### [The task]
Every entry below must be repeated exactly; skip the pictures.
— START Recorded information —
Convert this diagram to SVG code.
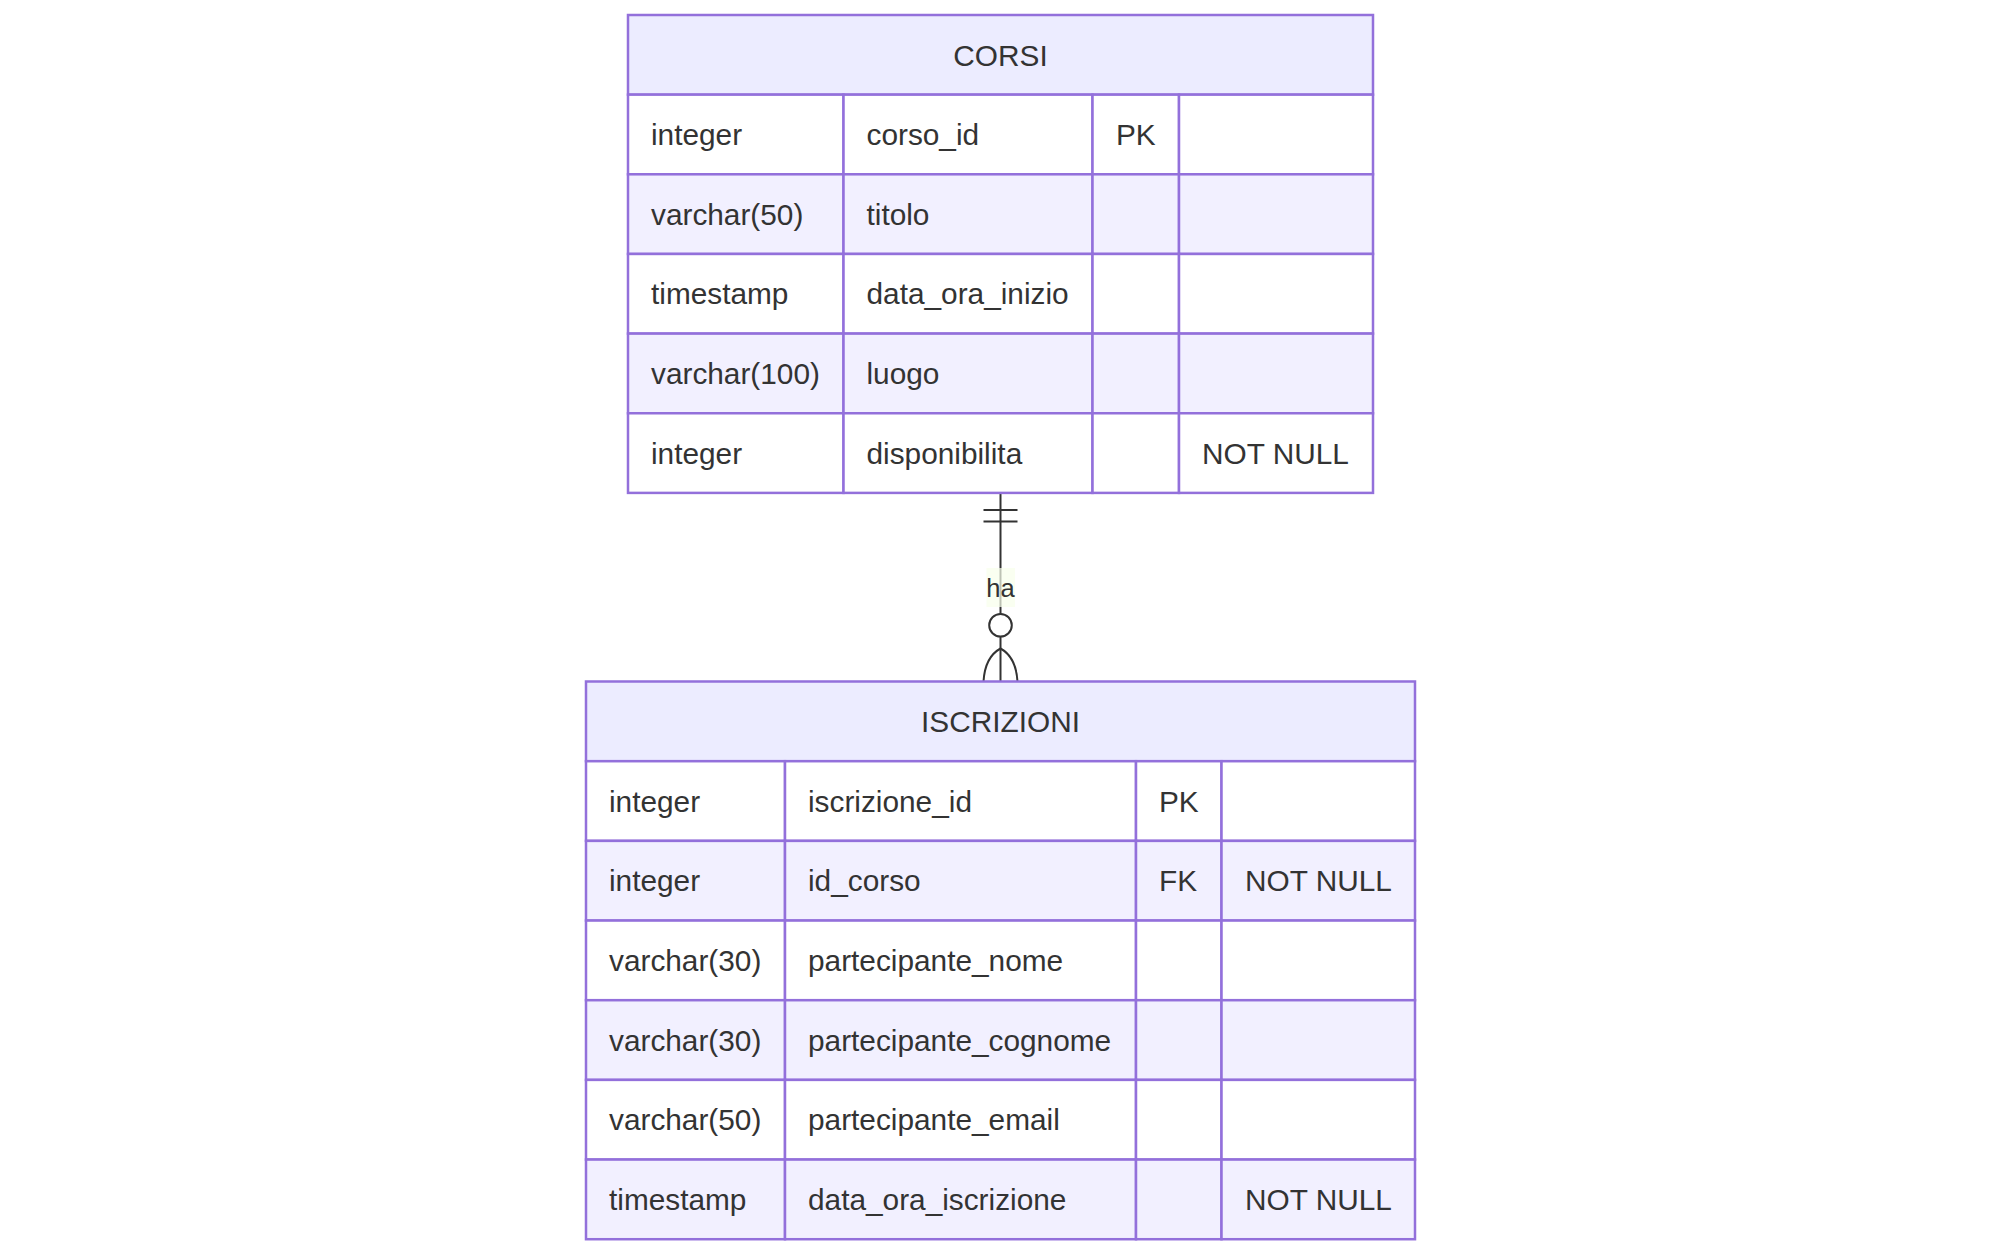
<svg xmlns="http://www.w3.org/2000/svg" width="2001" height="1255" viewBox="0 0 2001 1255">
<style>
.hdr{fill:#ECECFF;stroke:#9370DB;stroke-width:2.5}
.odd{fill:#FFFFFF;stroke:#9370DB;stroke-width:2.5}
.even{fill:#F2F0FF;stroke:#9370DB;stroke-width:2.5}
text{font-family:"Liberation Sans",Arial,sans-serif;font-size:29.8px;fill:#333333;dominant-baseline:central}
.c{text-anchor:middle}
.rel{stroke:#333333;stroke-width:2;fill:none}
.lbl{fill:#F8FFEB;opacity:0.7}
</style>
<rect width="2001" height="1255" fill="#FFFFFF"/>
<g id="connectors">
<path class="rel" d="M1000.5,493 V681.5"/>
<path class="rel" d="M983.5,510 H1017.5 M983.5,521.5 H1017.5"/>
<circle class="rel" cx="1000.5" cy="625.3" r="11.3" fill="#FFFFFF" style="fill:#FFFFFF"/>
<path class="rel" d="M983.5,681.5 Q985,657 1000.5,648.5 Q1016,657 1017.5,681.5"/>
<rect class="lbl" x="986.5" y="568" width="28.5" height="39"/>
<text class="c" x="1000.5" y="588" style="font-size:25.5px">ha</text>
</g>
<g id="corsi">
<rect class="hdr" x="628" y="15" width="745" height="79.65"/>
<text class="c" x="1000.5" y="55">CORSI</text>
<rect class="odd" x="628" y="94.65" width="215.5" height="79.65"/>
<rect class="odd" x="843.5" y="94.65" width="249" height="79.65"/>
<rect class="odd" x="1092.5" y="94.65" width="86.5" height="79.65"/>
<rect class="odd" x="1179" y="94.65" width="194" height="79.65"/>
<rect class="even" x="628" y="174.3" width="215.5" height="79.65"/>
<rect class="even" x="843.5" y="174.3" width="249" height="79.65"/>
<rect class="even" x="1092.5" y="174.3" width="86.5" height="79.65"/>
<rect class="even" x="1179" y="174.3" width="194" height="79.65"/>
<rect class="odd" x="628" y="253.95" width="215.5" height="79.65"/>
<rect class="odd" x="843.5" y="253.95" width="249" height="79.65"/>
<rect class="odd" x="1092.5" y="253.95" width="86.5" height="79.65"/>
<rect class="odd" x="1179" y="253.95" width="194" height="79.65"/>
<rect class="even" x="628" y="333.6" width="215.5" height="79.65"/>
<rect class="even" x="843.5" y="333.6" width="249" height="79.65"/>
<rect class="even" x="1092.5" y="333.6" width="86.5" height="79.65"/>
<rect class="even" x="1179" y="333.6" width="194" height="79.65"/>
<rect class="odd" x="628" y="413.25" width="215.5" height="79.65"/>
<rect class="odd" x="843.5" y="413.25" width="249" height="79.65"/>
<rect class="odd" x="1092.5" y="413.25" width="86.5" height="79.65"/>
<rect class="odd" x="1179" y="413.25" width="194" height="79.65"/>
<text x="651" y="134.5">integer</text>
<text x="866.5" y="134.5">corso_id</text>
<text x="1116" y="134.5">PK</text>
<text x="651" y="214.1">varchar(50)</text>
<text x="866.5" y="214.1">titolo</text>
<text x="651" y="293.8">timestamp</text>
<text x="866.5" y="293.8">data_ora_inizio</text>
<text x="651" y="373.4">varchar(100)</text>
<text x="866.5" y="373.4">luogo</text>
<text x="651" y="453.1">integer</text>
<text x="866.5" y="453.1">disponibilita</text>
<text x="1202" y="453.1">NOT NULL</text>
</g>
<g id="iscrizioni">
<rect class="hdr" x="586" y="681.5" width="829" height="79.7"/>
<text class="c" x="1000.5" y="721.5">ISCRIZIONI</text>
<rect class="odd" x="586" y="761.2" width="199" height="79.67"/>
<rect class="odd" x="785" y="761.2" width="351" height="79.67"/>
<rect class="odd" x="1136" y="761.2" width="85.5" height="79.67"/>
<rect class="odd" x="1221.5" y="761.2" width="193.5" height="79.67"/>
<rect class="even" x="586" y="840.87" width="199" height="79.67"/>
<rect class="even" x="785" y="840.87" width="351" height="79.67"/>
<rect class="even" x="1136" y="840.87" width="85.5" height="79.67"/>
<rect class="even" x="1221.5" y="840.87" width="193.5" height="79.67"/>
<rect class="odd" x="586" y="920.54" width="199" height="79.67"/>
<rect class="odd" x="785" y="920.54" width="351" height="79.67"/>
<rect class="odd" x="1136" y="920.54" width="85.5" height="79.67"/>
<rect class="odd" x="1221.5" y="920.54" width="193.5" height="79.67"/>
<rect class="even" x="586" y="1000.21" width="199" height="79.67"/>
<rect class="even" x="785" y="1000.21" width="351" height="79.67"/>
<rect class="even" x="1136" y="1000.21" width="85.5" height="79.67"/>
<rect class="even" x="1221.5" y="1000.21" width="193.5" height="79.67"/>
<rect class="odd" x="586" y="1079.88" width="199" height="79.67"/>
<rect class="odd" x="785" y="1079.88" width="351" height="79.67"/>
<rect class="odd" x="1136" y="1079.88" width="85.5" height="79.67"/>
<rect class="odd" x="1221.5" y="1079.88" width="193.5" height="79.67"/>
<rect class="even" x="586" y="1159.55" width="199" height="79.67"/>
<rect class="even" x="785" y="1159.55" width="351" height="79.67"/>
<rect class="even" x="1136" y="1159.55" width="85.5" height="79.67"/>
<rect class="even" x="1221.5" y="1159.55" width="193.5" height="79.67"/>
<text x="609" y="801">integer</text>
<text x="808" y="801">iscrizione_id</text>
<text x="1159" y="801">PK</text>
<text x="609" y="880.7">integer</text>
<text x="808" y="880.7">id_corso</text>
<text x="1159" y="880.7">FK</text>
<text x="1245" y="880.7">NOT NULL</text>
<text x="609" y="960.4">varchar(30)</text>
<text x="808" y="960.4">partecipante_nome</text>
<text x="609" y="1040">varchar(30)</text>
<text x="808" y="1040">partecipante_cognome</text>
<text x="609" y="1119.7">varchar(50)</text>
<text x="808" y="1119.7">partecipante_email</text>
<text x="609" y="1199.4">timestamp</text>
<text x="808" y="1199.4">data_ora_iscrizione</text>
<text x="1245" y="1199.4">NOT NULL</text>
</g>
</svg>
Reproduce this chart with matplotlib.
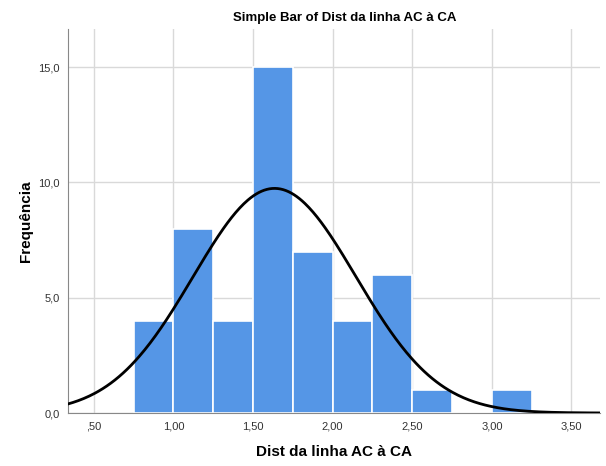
— END Recorded information —
### [Result for this exercise]
Convert this diagram to SVG code.
<svg xmlns="http://www.w3.org/2000/svg" width="2001" height="1255" viewBox="0 0 2001 1255">
<style>
.hdr{fill:#ECECFF;stroke:#9370DB;stroke-width:2.5}
.odd{fill:#FFFFFF;stroke:#9370DB;stroke-width:2.5}
.even{fill:#F2F0FF;stroke:#9370DB;stroke-width:2.5}
text{font-family:"Liberation Sans",Arial,sans-serif;font-size:29.8px;fill:#333333;dominant-baseline:central}
.c{text-anchor:middle}
.rel{stroke:#333333;stroke-width:2;fill:none}
.lbl{fill:#F8FFEB;opacity:0.7}
</style>
<rect width="2001" height="1255" fill="#FFFFFF"/>
<g id="connectors">
<path class="rel" d="M1000.5,493 V681.5"/>
<path class="rel" d="M983.5,510 H1017.5 M983.5,521.5 H1017.5"/>
<circle class="rel" cx="1000.5" cy="625.3" r="11.3" fill="#FFFFFF" style="fill:#FFFFFF"/>
<path class="rel" d="M983.5,681.5 Q985,657 1000.5,648.5 Q1016,657 1017.5,681.5"/>
<rect class="lbl" x="986.5" y="568" width="28.5" height="39"/>
<text class="c" x="1000.5" y="588" style="font-size:25.5px">ha</text>
</g>
<g id="corsi">
<rect class="hdr" x="628" y="15" width="745" height="79.65"/>
<text class="c" x="1000.5" y="55">CORSI</text>
<rect class="odd" x="628" y="94.65" width="215.5" height="79.65"/>
<rect class="odd" x="843.5" y="94.65" width="249" height="79.65"/>
<rect class="odd" x="1092.5" y="94.65" width="86.5" height="79.65"/>
<rect class="odd" x="1179" y="94.65" width="194" height="79.65"/>
<rect class="even" x="628" y="174.3" width="215.5" height="79.65"/>
<rect class="even" x="843.5" y="174.3" width="249" height="79.65"/>
<rect class="even" x="1092.5" y="174.3" width="86.5" height="79.65"/>
<rect class="even" x="1179" y="174.3" width="194" height="79.65"/>
<rect class="odd" x="628" y="253.95" width="215.5" height="79.65"/>
<rect class="odd" x="843.5" y="253.95" width="249" height="79.65"/>
<rect class="odd" x="1092.5" y="253.95" width="86.5" height="79.65"/>
<rect class="odd" x="1179" y="253.95" width="194" height="79.65"/>
<rect class="even" x="628" y="333.6" width="215.5" height="79.65"/>
<rect class="even" x="843.5" y="333.6" width="249" height="79.65"/>
<rect class="even" x="1092.5" y="333.6" width="86.5" height="79.65"/>
<rect class="even" x="1179" y="333.6" width="194" height="79.65"/>
<rect class="odd" x="628" y="413.25" width="215.5" height="79.65"/>
<rect class="odd" x="843.5" y="413.25" width="249" height="79.65"/>
<rect class="odd" x="1092.5" y="413.25" width="86.5" height="79.65"/>
<rect class="odd" x="1179" y="413.25" width="194" height="79.65"/>
<text x="651" y="134.5">integer</text>
<text x="866.5" y="134.5">corso_id</text>
<text x="1116" y="134.5">PK</text>
<text x="651" y="214.1">varchar(50)</text>
<text x="866.5" y="214.1">titolo</text>
<text x="651" y="293.8">timestamp</text>
<text x="866.5" y="293.8">data_ora_inizio</text>
<text x="651" y="373.4">varchar(100)</text>
<text x="866.5" y="373.4">luogo</text>
<text x="651" y="453.1">integer</text>
<text x="866.5" y="453.1">disponibilita</text>
<text x="1202" y="453.1">NOT NULL</text>
</g>
<g id="iscrizioni">
<rect class="hdr" x="586" y="681.5" width="829" height="79.7"/>
<text class="c" x="1000.5" y="721.5">ISCRIZIONI</text>
<rect class="odd" x="586" y="761.2" width="199" height="79.67"/>
<rect class="odd" x="785" y="761.2" width="351" height="79.67"/>
<rect class="odd" x="1136" y="761.2" width="85.5" height="79.67"/>
<rect class="odd" x="1221.5" y="761.2" width="193.5" height="79.67"/>
<rect class="even" x="586" y="840.87" width="199" height="79.67"/>
<rect class="even" x="785" y="840.87" width="351" height="79.67"/>
<rect class="even" x="1136" y="840.87" width="85.5" height="79.67"/>
<rect class="even" x="1221.5" y="840.87" width="193.5" height="79.67"/>
<rect class="odd" x="586" y="920.54" width="199" height="79.67"/>
<rect class="odd" x="785" y="920.54" width="351" height="79.67"/>
<rect class="odd" x="1136" y="920.54" width="85.5" height="79.67"/>
<rect class="odd" x="1221.5" y="920.54" width="193.5" height="79.67"/>
<rect class="even" x="586" y="1000.21" width="199" height="79.67"/>
<rect class="even" x="785" y="1000.21" width="351" height="79.67"/>
<rect class="even" x="1136" y="1000.21" width="85.5" height="79.67"/>
<rect class="even" x="1221.5" y="1000.21" width="193.5" height="79.67"/>
<rect class="odd" x="586" y="1079.88" width="199" height="79.67"/>
<rect class="odd" x="785" y="1079.88" width="351" height="79.67"/>
<rect class="odd" x="1136" y="1079.88" width="85.5" height="79.67"/>
<rect class="odd" x="1221.5" y="1079.88" width="193.5" height="79.67"/>
<rect class="even" x="586" y="1159.55" width="199" height="79.67"/>
<rect class="even" x="785" y="1159.55" width="351" height="79.67"/>
<rect class="even" x="1136" y="1159.55" width="85.5" height="79.67"/>
<rect class="even" x="1221.5" y="1159.55" width="193.5" height="79.67"/>
<text x="609" y="801">integer</text>
<text x="808" y="801">iscrizione_id</text>
<text x="1159" y="801">PK</text>
<text x="609" y="880.7">integer</text>
<text x="808" y="880.7">id_corso</text>
<text x="1159" y="880.7">FK</text>
<text x="1245" y="880.7">NOT NULL</text>
<text x="609" y="960.4">varchar(30)</text>
<text x="808" y="960.4">partecipante_nome</text>
<text x="609" y="1040">varchar(30)</text>
<text x="808" y="1040">partecipante_cognome</text>
<text x="609" y="1119.7">varchar(50)</text>
<text x="808" y="1119.7">partecipante_email</text>
<text x="609" y="1199.4">timestamp</text>
<text x="808" y="1199.4">data_ora_iscrizione</text>
<text x="1245" y="1199.4">NOT NULL</text>
</g>
</svg>
Reproduce this chart with matplotlib.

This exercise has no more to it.